((
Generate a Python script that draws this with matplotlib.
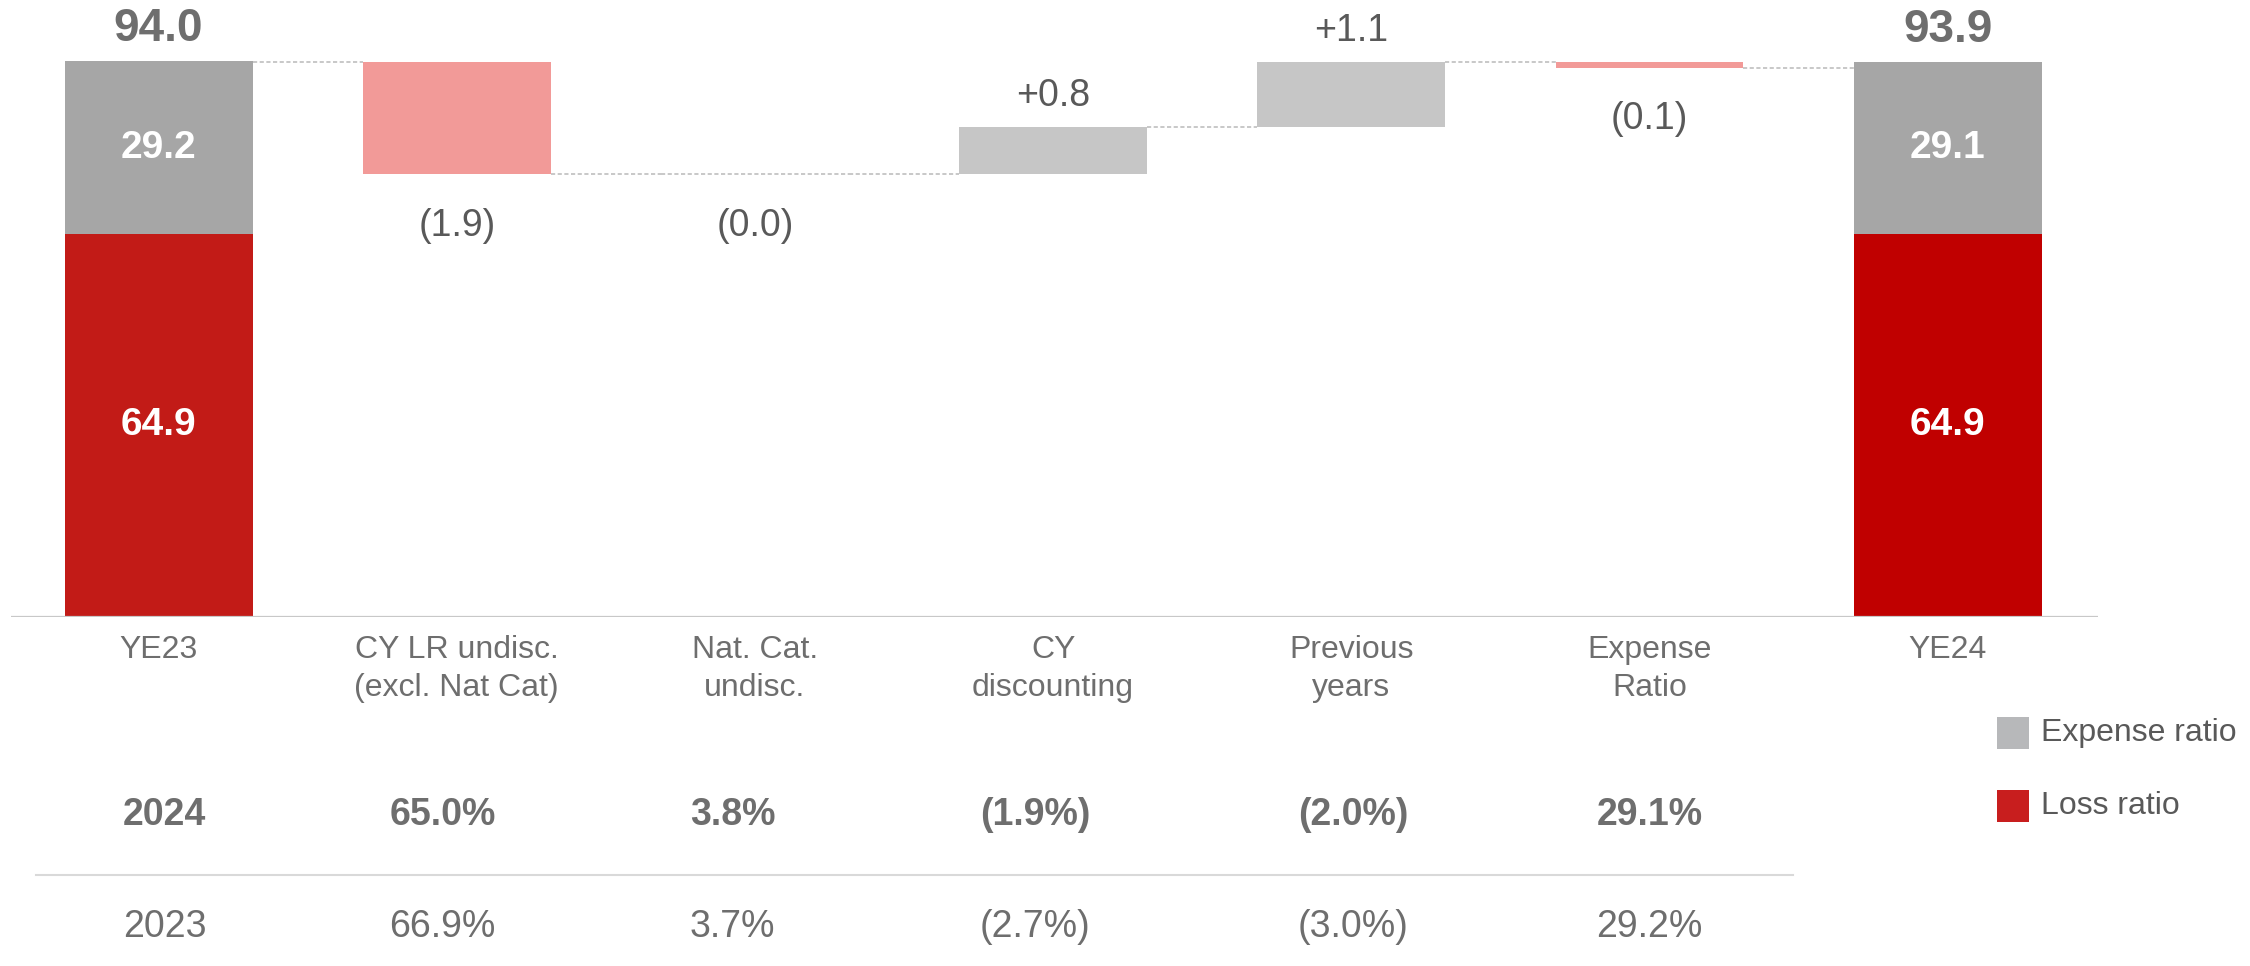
import matplotlib
matplotlib.use("Agg")
import matplotlib.pyplot as plt
from matplotlib import transforms
from matplotlib.patches import Rectangle

plt.rcParams['font.family'] = ['Liberation Sans', 'DejaVu Sans']
NARROW = ['Liberation Sans Narrow', 'Liberation Sans', 'DejaVu Sans']

# data
categories = ["YE23", "CY LR undisc.\n(excl. Nat Cat)", "Nat. Cat.\nundisc.", "CY\ndiscounting",
              "Previous\nyears", "Expense\nRatio", "YE24"]
start_loss, start_exp, start_total = 64.9, 29.2, 94.0
end_loss, end_exp, end_total = 64.9, 29.1, 93.9
deltas = [-1.9, 0.0, 0.8, 1.1, -0.1]
delta_labels = ["(1.9)", "(0.0)", "+0.8", "+1.1", "(0.1)"]
row_years = ["2024", "2023"]
row_2024 = ["65.0%", "3.8%", "(1.9%)", "(2.0%)", "29.1%"]
row_2023 = ["66.9%", "3.7%", "(2.7%)", "(3.0%)", "29.2%"]
legend_labels = ["Expense ratio", "Loss ratio"]

# the bridge steps are drawn on a stretched scale (as in the original slide)
BREAK = 10
W = 0.63
# small horizontal nudges of the table columns relative to the bars
col_shift = [0.02, -0.048, -0.075, -0.06, 0.007, 0.0]

red_23 = '#C21B17'
red_24 = '#C00000'
gray_tot = '#A6A6A6'
gray_up = '#C6C6C6'
pink = '#F29A98'
txt = '#595959'
txt_light = '#6E6E6E'
line_c = '#C8C8C8'

fig = plt.figure(figsize=(22.5, 9.66), dpi=100)
ax = fig.add_axes([0.0049, 0.3613, 0.9275, 0.6387])
ax.set_xlim(-0.495, 6.504)
ax.set_ylim(0, 104.5)
ax.axis('off')
ax.axhline(0, color=line_c, lw=1.6)

# start / end totals
ax.bar(0, start_loss, W, color=red_23)
ax.bar(0, start_exp, W, bottom=start_loss, color=gray_tot)
ax.bar(6, end_loss, W, color=red_24)
ax.bar(6, end_exp, W, bottom=end_loss, color=gray_tot)

for x, loss, exp, tot in [(0, start_loss, start_exp, start_total), (6, end_loss, end_exp, end_total)]:
    ax.text(x, loss / 2, f"{loss:.1f}", ha='center', va='center', color='white',
            fontsize=28, fontweight='bold')
    ax.text(x, loss + exp / 2, f"{exp:.1f}", ha='center', va='center', color='white',
            fontsize=28, fontweight='bold')
    ax.annotate(f"{tot:.1f}", (x, tot), xytext=(0, 15), textcoords='offset points',
                ha='center', va='baseline', color=txt_light, fontsize=33, fontweight='bold')

dash = (0, (2.5, 1.5))
level = start_total
for i, (d, lab) in enumerate(zip(deltas, delta_labels), start=1):
    new = level + BREAK * d
    ax.hlines(level, i - 1 + W / 2, i - W / 2, color='#BFBFBF', lw=1.2, linestyles=dash)
    if d == 0:
        ax.hlines(level, i - W / 2, i + W / 2, color='#BFBFBF', lw=1.2, linestyles=dash)
    else:
        ax.bar(i, new - level, W, bottom=level, color=pink if d < 0 else gray_up)
    if lab.startswith("("):
        ax.annotate(lab, (i, min(level, new)), xytext=(0, -37), textcoords='offset points',
                    ha='center', va='center', color=txt, fontsize=27)
    else:
        ax.annotate(lab, (i, max(level, new)), xytext=(0, 22), textcoords='offset points',
                    ha='center', va='center', color=txt, fontsize=27)
    level = new
ax.hlines(level, 5 + W / 2, 6 - W / 2, color='#BFBFBF', lw=1.2, linestyles=dash)

# category labels and the small table below
trans = transforms.blended_transform_factory(ax.transData, fig.transFigure)
for i, cat in enumerate(categories):
    for j, line in enumerate(cat.split("\n")):
        ax.text(i, 0.3188 - j * 0.0393, line, transform=trans, ha='center', va='baseline',
                color=txt_light, fontsize=23)

ax.text(0 + col_shift[0], 0.146, row_years[0], transform=trans, ha='center', va='baseline',
        color=txt_light, fontsize=27, fontweight='bold')
ax.text(0 + col_shift[0], 0.030, row_years[1], transform=trans, ha='center', va='baseline',
        color=txt_light, fontsize=27)
for i, (a, b) in enumerate(zip(row_2024, row_2023), start=1):
    ax.text(i + col_shift[i], 0.146, a, transform=trans, ha='center', va='baseline',
            color=txt_light, fontsize=27, fontweight='bold')
    ax.text(i + col_shift[i], 0.030, b, transform=trans, ha='center', va='baseline',
            color=txt_light, fontsize=27)
fig.add_artist(plt.Line2D([0.016, 0.797], [0.0942, 0.0942], color='#D9D9D9', lw=1.5))

# legend
for k, (lab, c) in enumerate(zip(legend_labels, ['#B7B8BA', '#C81E1E'])):
    yc = 0.2412 - k * 0.0756
    fig.add_artist(Rectangle((0.8876, yc - 0.0166), 0.0142, 0.0331, transform=fig.transFigure,
                             color=c, lw=0))
    fig.text(0.9071, yc, lab, ha='left', va='center', color=txt, fontsize=23)

fig.savefig("out.png", dpi=100)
))
**Directive:** Repeat only what lies between the start of the data and the end of the line containing "col_shift = [0.02, -0.048, -0.075, -0.06, 0.007, 0.0]", exactly, with pictures left out.

**Exercise solution:**
Generate a Python script that draws this with matplotlib.
import matplotlib
matplotlib.use("Agg")
import matplotlib.pyplot as plt
from matplotlib import transforms
from matplotlib.patches import Rectangle

plt.rcParams['font.family'] = ['Liberation Sans', 'DejaVu Sans']
NARROW = ['Liberation Sans Narrow', 'Liberation Sans', 'DejaVu Sans']

# data
categories = ["YE23", "CY LR undisc.\n(excl. Nat Cat)", "Nat. Cat.\nundisc.", "CY\ndiscounting",
              "Previous\nyears", "Expense\nRatio", "YE24"]
start_loss, start_exp, start_total = 64.9, 29.2, 94.0
end_loss, end_exp, end_total = 64.9, 29.1, 93.9
deltas = [-1.9, 0.0, 0.8, 1.1, -0.1]
delta_labels = ["(1.9)", "(0.0)", "+0.8", "+1.1", "(0.1)"]
row_years = ["2024", "2023"]
row_2024 = ["65.0%", "3.8%", "(1.9%)", "(2.0%)", "29.1%"]
row_2023 = ["66.9%", "3.7%", "(2.7%)", "(3.0%)", "29.2%"]
legend_labels = ["Expense ratio", "Loss ratio"]

# the bridge steps are drawn on a stretched scale (as in the original slide)
BREAK = 10
W = 0.63
# small horizontal nudges of the table columns relative to the bars
col_shift = [0.02, -0.048, -0.075, -0.06, 0.007, 0.0]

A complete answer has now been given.